Grand Deception by Tom Curran

Grand Deception by Tom Curran

Author:Tom Curran
Language: eng
Format: epub
Publisher: Big Sky Publishing
Published: 2015-06-26T16:00:00+00:00


CHAPTER 6

The Dardanelles Commission

A combination of public criticism and Parliamentary pressure forced the Asquith government to convene a Royal Commission enquiry in 1916 to determine how and why the Dardanelles fiasco had been conceived, and the reason for its failure. More than a thousand pages of evidence were presented to the Commission and it was allegedly on the basis of this evidence that the findings and conclusions of this seriously flawed body were determined — bearing in mind that three of the ten Commissioners recorded strong dissent against the official findings.

Creation

The call for a Royal Commission enquiry into the circumstances surrounding the inception of the Dardanelles campaign was first mooted on 4 May 1915, when Admiral Lord Charles Beresford told Parliament that at some future time an inquiry would have to be made into the campaign’s origins, and asked the Prime Minister to ‘make a statement on the subject’. Even before the disastrous landing of 25 April, he had already asked in Parliament, ‘Who is responsible for the [Dardanelles] operations?’1

Liberal MP and newspaper proprietor Sir Henry Dalziel had been denied the right to debate the Dardanelles ‘scandals’ in the Commons in June 1915.2 Twelve months later, however, following a similar military fiasco in Mesopotamia (in April 1916), the coalition government yielded unexpectedly to pressure in the Commons demanding that the documents relating to the Dardanelles and the Mesopotamian campaign be laid before the House.3

The convening of a large-scale enquiry into a military defeat while the war was still in progress was most unusual, but Asquith’s government had attracted frequent and harsh criticism over its handling of the Dardanelles campaign in particular. On 1 June 1916 Bonar Law, who was standing in for Asquith as Leader of the House, rashly acceded to the demands without prior consultation with the War Committee, Cabinet, the War Office, Admiralty or the Foreign Office.4 Hankey wrote to Asquith two days later, warning him of the likely harm to the government should Bonar Law’s commitment be allowed to stand.

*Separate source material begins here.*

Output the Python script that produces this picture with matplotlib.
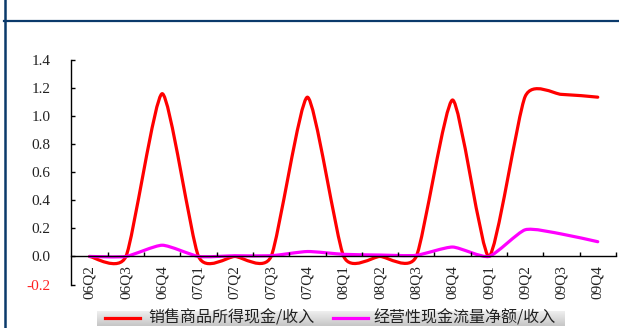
import numpy as np
import matplotlib
matplotlib.use('Agg')
import matplotlib.pyplot as plt
from matplotlib.path import Path
from matplotlib.patches import PathPatch
from matplotlib.lines import Line2D

# quarterly ratios
quarters = ['06Q2', '06Q3', '06Q4', '07Q1', '07Q2', '07Q3', '07Q4', '08Q1',
            '08Q2', '08Q3', '08Q4', '09Q1', '09Q2', '09Q3', '09Q4']
cash_from_sales = [0.0, 0.0, 1.16, 0.0, 0.0, 0.0, 1.135, 0.0,
                   0.0, 0.0, 1.115, 0.0, 1.14, 1.155, 1.135]
op_cash_flow = [0.0, 0.0, 0.08, 0.0, 0.005, 0.005, 0.035, 0.015,
                0.01, 0.008, 0.067, 0.0, 0.19, 0.16, 0.105]
series_names = ['销售商品所得现金/收入', '经营性现金流量净额/收入']
yticks = [-0.2, 0.0, 0.2, 0.4, 0.6, 0.8, 1.0, 1.2, 1.4]

NAVY = '#0b3a6b'
CJK = ['Noto Sans CJK SC', 'DejaVu Sans']


def smooth_path(xs, ys, k=0.6):
    # Catmull-Rom style cubic bezier through the points
    n = len(xs)
    verts = [(xs[0], ys[0])]
    codes = [Path.MOVETO]
    for i in range(n - 1):
        a = max(i - 1, 0)
        b = min(i + 2, n - 1)
        c1 = (xs[i] + (xs[i + 1] - xs[a]) / 6 * k, ys[i] + (ys[i + 1] - ys[a]) / 6 * k)
        c2 = (xs[i + 1] - (xs[b] - xs[i]) / 6 * k, ys[i + 1] - (ys[b] - ys[i]) / 6 * k)
        verts += [c1, c2, (xs[i + 1], ys[i + 1])]
        codes += [Path.CURVE4] * 3
    return Path(verts, codes)


fig = plt.figure(figsize=(6.19, 3.28), dpi=100)
ax = fig.add_axes([0.1155, 0.1326, 0.8795, 0.6845])

x = np.arange(len(quarters))
for vals, color in [(cash_from_sales, '#ff0000'), (op_cash_flow, '#ff00ff')]:
    ax.add_patch(PathPatch(smooth_path(x, vals), facecolor='none',
                           edgecolor=color, lw=2.3, capstyle='round', joinstyle='round'))

ax.set_xlim(-0.5, len(quarters) - 0.5)
ax.set_ylim(-0.2, 1.4)

for s in ['top', 'right']:
    ax.spines[s].set_visible(False)
ax.spines['bottom'].set_position(('data', 0))
ax.spines['left'].set_linewidth(1.0)
ax.spines['bottom'].set_linewidth(1.0)

# category labels centred, tick marks between categories
ax.set_xticks(x)
ax.set_xticklabels(quarters, rotation=90, family='Liberation Serif', fontsize=11, color='#222222')
ax.tick_params(axis='x', which='major', length=0, pad=6)
ax.set_xticks(np.arange(0.5, len(quarters), 1), minor=True)
ax.tick_params(axis='x', which='minor', direction='in', length=3, width=1)

ax.set_yticks(yticks)
ax.set_yticklabels([f'{v:.1f}' for v in yticks], family='Liberation Serif', fontsize=11, color='#222222')
ax.get_yticklabels()[0].set_color('#ff2020')
ax.tick_params(axis='y', direction='in', length=3, width=1, pad=15)

# frame lines around the panel
fig.add_artist(Line2D([4.5 / 619, 4.5 / 619], [0, 1], color=NAVY, lw=1.8))
fig.add_artist(Line2D([4 / 619, 1], [1 - 20.5 / 328, 1 - 20.5 / 328], color=NAVY, lw=1.6))

# legend strip with gray gradient
lax = fig.add_axes([97 / 619, 2 / 328, (565 - 97) / 619, 15.5 / 328])
grad = np.linspace(0, 1, 64).reshape(-1, 1)
lax.imshow(grad, cmap=matplotlib.colors.LinearSegmentedColormap.from_list('g', ['#f2f2f2', '#c6c6c6']),
           aspect='auto', extent=[0, 1, 0, 1])
lax.set_xlim(0, 1)
lax.set_ylim(0, 1)
lax.axis('off')

ly = 1 - 318 / 328
fig.add_artist(Line2D([105 / 619, 140 / 619], [ly, ly], color='#ff0000', lw=2.3))
fig.text(148 / 619, ly, series_names[0], family=CJK, fontsize=11.5, color='#222222', va='center')
fig.add_artist(Line2D([333 / 619, 368 / 619], [ly, ly], color='#ff00ff', lw=2.3))
fig.text(373 / 619, ly, series_names[1], family=CJK, fontsize=11.5, color='#222222', va='center')

fig.savefig('out.png', dpi=100)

Asquith agreed, but added that ‘Parliamentary pressure was so great that he would have to publish something.’5 The ten-man Royal Commission appointed was chaired by Lord Cromer and included Field Marshal Lord Nicholson for the Army; Admiral of the Fleet Sir William May for the Navy; Andrew Fisher and Sir Thomas Mackenzie for Australia and New Zealand respectively; Liberal MP and lawyer Walter Roch for the Welsh soldiers at the Dardanelles, Captain S.L. Gwynne for the Irish and James Clyde for the Scottish; and Liberal MP Sir Frederick Cawley and High Court judge Sir William Pickford. The Secretary was E. Grimwood Mears.6

Evidence for the first report, which was published on 8 March 1917, was taken from 34 witnesses over the period 19 September to 4 December 1916. Only this first report, covering the events from 6 August 1914 to 23 March 1915, is germane to this account. The final report covered the military invasion of Gallipoli. The first report is unsatisfactory in many respects, as modern historians have commented.